Duetsche Press-Agentur
December 16, 2010
Beijing
 

Beijing - Amnesty International on Thursday urged the Chinese government to reveal the whereabouts of a Mongolian human rights activist who has disappeared since he was reportedly released last week after spending 15 years in prison.

Police detained the wife and son of the activist, Hada, before his scheduled release date of December 10, the London-based human rights group and other sources reported.

Like many Mongolians, Hada, 55, uses a single name.

Photographs circulated by the New York-based Southern Mongolian Human Rights Information Centre showed Hada with his wife and son eating a meal in what appeared to be a hotel.

The information centre said a disc containing the digital pictures, which were dated December 10, was given anonymously to Hada's sister-in-law in Hohhot, the capital of China's Inner Mongolia region.

Police informed the sister-in-law Tuesday that her three relatives were detained in an unnamed five-star hotel.

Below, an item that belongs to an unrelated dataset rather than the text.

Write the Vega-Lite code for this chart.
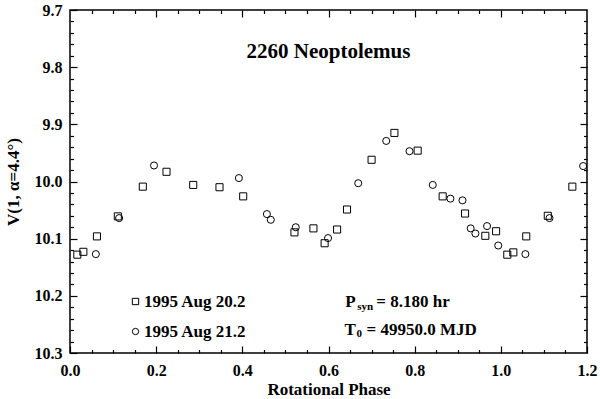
{
  "$schema": "https://vega.github.io/schema/vega-lite/v6.json",
  "width": 517,
  "height": 343,
  "autosize": "none",
  "padding": {"left": 70, "top": 10, "right": 13, "bottom": 46},
  "background": "white",
  "config": {
    "view": {"stroke": "black", "strokeWidth": 1.5},
    "font": "Liberation Serif",
    "axis": {"grid": false, "domain": false, "tickColor": "black", "tickWidth": 1.2, "labelColor": "black", "titleColor": "black"}
  },
  "data": {
    "values": [
      {"phase": 0.017, "mag": 10.128, "date": "1995 Aug 20.2"},
      {"phase": 0.031, "mag": 10.123, "date": "1995 Aug 20.2"},
      {"phase": 0.0625, "mag": 10.096, "date": "1995 Aug 20.2"},
      {"phase": 0.111, "mag": 10.061, "date": "1995 Aug 20.2"},
      {"phase": 0.169, "mag": 10.009, "date": "1995 Aug 20.2"},
      {"phase": 0.224, "mag": 9.983, "date": "1995 Aug 20.2"},
      {"phase": 0.286, "mag": 10.006, "date": "1995 Aug 20.2"},
      {"phase": 0.347, "mag": 10.010, "date": "1995 Aug 20.2"},
      {"phase": 0.402, "mag": 10.026, "date": "1995 Aug 20.2"},
      {"phase": 0.521, "mag": 10.089, "date": "1995 Aug 20.2"},
      {"phase": 0.565, "mag": 10.082, "date": "1995 Aug 20.2"},
      {"phase": 0.591, "mag": 10.108, "date": "1995 Aug 20.2"},
      {"phase": 0.620, "mag": 10.084, "date": "1995 Aug 20.2"},
      {"phase": 0.643, "mag": 10.049, "date": "1995 Aug 20.2"},
      {"phase": 0.700, "mag": 9.962, "date": "1995 Aug 20.2"},
      {"phase": 0.753, "mag": 9.915, "date": "1995 Aug 20.2"},
      {"phase": 0.807, "mag": 9.946, "date": "1995 Aug 20.2"},
      {"phase": 0.865, "mag": 10.026, "date": "1995 Aug 20.2"},
      {"phase": 0.917, "mag": 10.056, "date": "1995 Aug 20.2"},
      {"phase": 0.964, "mag": 10.095, "date": "1995 Aug 20.2"},
      {"phase": 0.989, "mag": 10.087, "date": "1995 Aug 20.2"},
      {"phase": 1.015, "mag": 10.128, "date": "1995 Aug 20.2"},
      {"phase": 1.029, "mag": 10.124, "date": "1995 Aug 20.2"},
      {"phase": 1.059, "mag": 10.096, "date": "1995 Aug 20.2"},
      {"phase": 1.109, "mag": 10.060, "date": "1995 Aug 20.2"},
      {"phase": 1.166, "mag": 10.009, "date": "1995 Aug 20.2"},
      {"phase": 0.060, "mag": 10.127, "date": "1995 Aug 21.2"},
      {"phase": 0.114, "mag": 10.064, "date": "1995 Aug 21.2"},
      {"phase": 0.195, "mag": 9.972, "date": "1995 Aug 21.2"},
      {"phase": 0.392, "mag": 9.994, "date": "1995 Aug 21.2"},
      {"phase": 0.457, "mag": 10.057, "date": "1995 Aug 21.2"},
      {"phase": 0.466, "mag": 10.067, "date": "1995 Aug 21.2"},
      {"phase": 0.524, "mag": 10.080, "date": "1995 Aug 21.2"},
      {"phase": 0.599, "mag": 10.099, "date": "1995 Aug 21.2"},
      {"phase": 0.669, "mag": 10.003, "date": "1995 Aug 21.2"},
      {"phase": 0.734, "mag": 9.929, "date": "1995 Aug 21.2"},
      {"phase": 0.788, "mag": 9.947, "date": "1995 Aug 21.2"},
      {"phase": 0.842, "mag": 10.006, "date": "1995 Aug 21.2"},
      {"phase": 0.883, "mag": 10.030, "date": "1995 Aug 21.2"},
      {"phase": 0.911, "mag": 10.033, "date": "1995 Aug 21.2"},
      {"phase": 0.930, "mag": 10.082, "date": "1995 Aug 21.2"},
      {"phase": 0.941, "mag": 10.091, "date": "1995 Aug 21.2"},
      {"phase": 0.968, "mag": 10.078, "date": "1995 Aug 21.2"},
      {"phase": 0.994, "mag": 10.112, "date": "1995 Aug 21.2"},
      {"phase": 1.057, "mag": 10.127, "date": "1995 Aug 21.2"},
      {"phase": 1.113, "mag": 10.064, "date": "1995 Aug 21.2"},
      {"phase": 1.191, "mag": 9.973, "date": "1995 Aug 21.2"}
    ]
  },
  "resolve": {"axis": {"x": "independent", "y": "independent"}},
  "layer": [
    {
      "mark": {"type": "point", "filled": false, "color": "black", "strokeWidth": 1, "size": 50, "opacity": 1},
      "encoding": {
        "x": {"field": "phase", "type": "quantitative", "scale": {"domain": [0, 1.2], "nice": false, "zero": false},
          "axis": {"orient": "bottom", "values": [0, 0.2, 0.4, 0.6, 0.8, 1.0, 1.2], "format": ".1f", "ticks": true, "tickSize": -7, "labelPadding": 16, "labelFontSize": 16, "labelFontWeight": "bold", "labelFont": "Liberation Serif", "labelFlush": false, "title": "Rotational Phase", "titleFontSize": 17, "titleFontWeight": "bold", "titleFont": "Liberation Serif", "titlePadding": 3}},
        "y": {"field": "mag", "type": "quantitative", "scale": {"domain": [9.7, 10.3], "nice": false, "zero": false, "reverse": true},
          "axis": {"orient": "left", "values": [9.7, 9.8, 9.9, 10.0, 10.1, 10.2, 10.3], "format": ".1f", "ticks": true, "tickSize": -7, "labelPadding": 15, "labelFontSize": 16, "labelFontWeight": "bold", "labelFont": "Liberation Serif", "labelFlush": false, "title": "V(1, α=4.4°)", "titleFontSize": 17, "titleFontWeight": "bold", "titleFont": "Liberation Serif", "titlePadding": 12}},
        "shape": {"field": "date", "type": "nominal",
          "scale": {"domain": ["1995 Aug 20.2", "1995 Aug 21.2"], "range": ["square", "circle"]},
          "legend": {"orient": "none", "legendX": 57, "legendY": 283, "title": null, "labelFont": "Liberation Serif", "labelFontSize": 17, "labelFontWeight": "bold", "labelColor": "black", "symbolSize": 40, "symbolStrokeColor": "black", "symbolStrokeWidth": 1, "symbolFillColor": "transparent", "rowPadding": 12, "labelOffset": 0}}
      }
    },
    {
      "mark": {"type": "point", "opacity": 0},
      "encoding": {
        "x": {"field": "phase", "type": "quantitative", "axis": {"orient": "bottom", "values": [0.05, 0.1, 0.15, 0.25, 0.3, 0.35, 0.45, 0.5, 0.55, 0.65, 0.7, 0.75, 0.85, 0.9, 0.95, 1.05, 1.1, 1.15], "labels": false, "title": null, "tickSize": -3.5}},
        "y": {"field": "mag", "type": "quantitative", "axis": {"orient": "left", "values": [9.72, 9.74, 9.76, 9.78, 9.82, 9.84, 9.86, 9.88, 9.92, 9.94, 9.96, 9.98, 10.02, 10.04, 10.06, 10.08, 10.12, 10.14, 10.16, 10.18, 10.22, 10.24, 10.26, 10.28], "labels": false, "title": null, "tickSize": -3.5}}
      }
    },
    {
      "mark": {"type": "point", "opacity": 0},
      "encoding": {
        "x": {"field": "phase", "type": "quantitative", "axis": {"orient": "top", "values": [0.2, 0.4, 0.6, 0.8, 1.0], "labels": false, "title": null, "tickSize": -7}},
        "y": {"field": "mag", "type": "quantitative", "axis": {"orient": "right", "values": [9.8, 9.9, 10.0, 10.1, 10.2], "labels": false, "title": null, "tickSize": -7}}
      }
    },
    {
      "mark": {"type": "point", "opacity": 0},
      "encoding": {
        "x": {"field": "phase", "type": "quantitative", "axis": {"orient": "top", "values": [0.05, 0.1, 0.15, 0.25, 0.3, 0.35, 0.45, 0.5, 0.55, 0.65, 0.7, 0.75, 0.85, 0.9, 0.95, 1.05, 1.1, 1.15], "labels": false, "title": null, "tickSize": -3.5}},
        "y": {"field": "mag", "type": "quantitative", "axis": {"orient": "right", "values": [9.72, 9.74, 9.76, 9.78, 9.82, 9.84, 9.86, 9.88, 9.92, 9.94, 9.96, 9.98, 10.02, 10.04, 10.06, 10.08, 10.12, 10.14, 10.16, 10.18, 10.22, 10.24, 10.26, 10.28], "labels": false, "title": null, "tickSize": -3.5}}
      }
    },
    {
      "data": {"values": [{}]},
      "mark": {"type": "text", "text": "2260 Neoptolemus", "font": "Liberation Serif", "fontSize": 21, "fontWeight": "bold", "color": "black", "align": "center", "baseline": "alphabetic"},
      "encoding": {"x": {"datum": 0.6, "type": "quantitative", "axis": null}, "y": {"datum": 9.784, "type": "quantitative", "axis": null}}
    },
    {
      "data": {"values": [{}]},
      "mark": {"type": "text", "text": "P", "font": "Liberation Serif", "fontSize": 17, "fontWeight": "bold", "color": "black", "align": "left", "baseline": "middle"},
      "encoding": {"x": {"datum": 0.639, "type": "quantitative", "axis": null}, "y": {"datum": 10.211, "type": "quantitative", "axis": null}}
    },
    {
      "data": {"values": [{}]},
      "mark": {"type": "text", "text": "syn", "font": "Liberation Serif", "fontSize": 11, "fontWeight": "bold", "color": "black", "align": "left", "baseline": "middle", "dx": 12, "dy": 5},
      "encoding": {"x": {"datum": 0.639, "type": "quantitative", "axis": null}, "y": {"datum": 10.211, "type": "quantitative", "axis": null}}
    },
    {
      "data": {"values": [{}]},
      "mark": {"type": "text", "text": "= 8.180 hr", "font": "Liberation Serif", "fontSize": 17, "fontWeight": "bold", "color": "black", "align": "left", "baseline": "middle", "dx": 31},
      "encoding": {"x": {"datum": 0.639, "type": "quantitative", "axis": null}, "y": {"datum": 10.211, "type": "quantitative", "axis": null}}
    },
    {
      "data": {"values": [{}]},
      "mark": {"type": "text", "text": "T", "font": "Liberation Serif", "fontSize": 17, "fontWeight": "bold", "color": "black", "align": "left", "baseline": "middle"},
      "encoding": {"x": {"datum": 0.637, "type": "quantitative", "axis": null}, "y": {"datum": 10.26, "type": "quantitative", "axis": null}}
    },
    {
      "data": {"values": [{}]},
      "mark": {"type": "text", "text": "0", "font": "Liberation Serif", "fontSize": 11, "fontWeight": "bold", "color": "black", "align": "left", "baseline": "middle", "dx": 12, "dy": 4},
      "encoding": {"x": {"datum": 0.637, "type": "quantitative", "axis": null}, "y": {"datum": 10.26, "type": "quantitative", "axis": null}}
    },
    {
      "data": {"values": [{}]},
      "mark": {"type": "text", "text": "= 49950.0 MJD", "font": "Liberation Serif", "fontSize": 17, "fontWeight": "bold", "color": "black", "align": "left", "baseline": "middle", "dx": 22},
      "encoding": {"x": {"datum": 0.637, "type": "quantitative", "axis": null}, "y": {"datum": 10.26, "type": "quantitative", "axis": null}}
    }
  ]
}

Amnesty International said the police had tried last month to persuade Hada's son to 'clearly draw a line' between himself and his parents and not to take part in 'separatist activities.'

Hada's son, Uiles, was detained on suspicion of selling drugs on December 4 after rejecting the police demand, it said.

Police also raided a family bookstore in Hohhot run by Hada's wife, Xinna, and accused her of running an illegal business.

'China is using enforced disappearance to keep activists and their family members out of the spotlight while the world's attention is focused on China's first Nobel Peace Prize winner, Liu Xiaobo,' said Catherine Baber, Amnesty's Asia-Pacific deputy director.

'The Chinese authorities must immediately clarify Hada and his wife and son's current status and whereabouts,' she said. 'They cannot simply hide people they find embarrassing or inconvenient.'

Hada was sentenced to 15 years in prison in 1995 for separatism and espionage.

The charges were linked to his involvement in the Southern Mongolian Democratic Alliance, which promoted human rights, Mongolian culture and autonomy for China's Mongolians and other ethnic minorities.

About 4 million Mongolians live in China, most of them in Inner Mongolia, where they now make up less than 20 per cent of the population.

Several other prominent Chinese dissidents have disappeared or been held under house arrest in recent months after their release from prison sentences.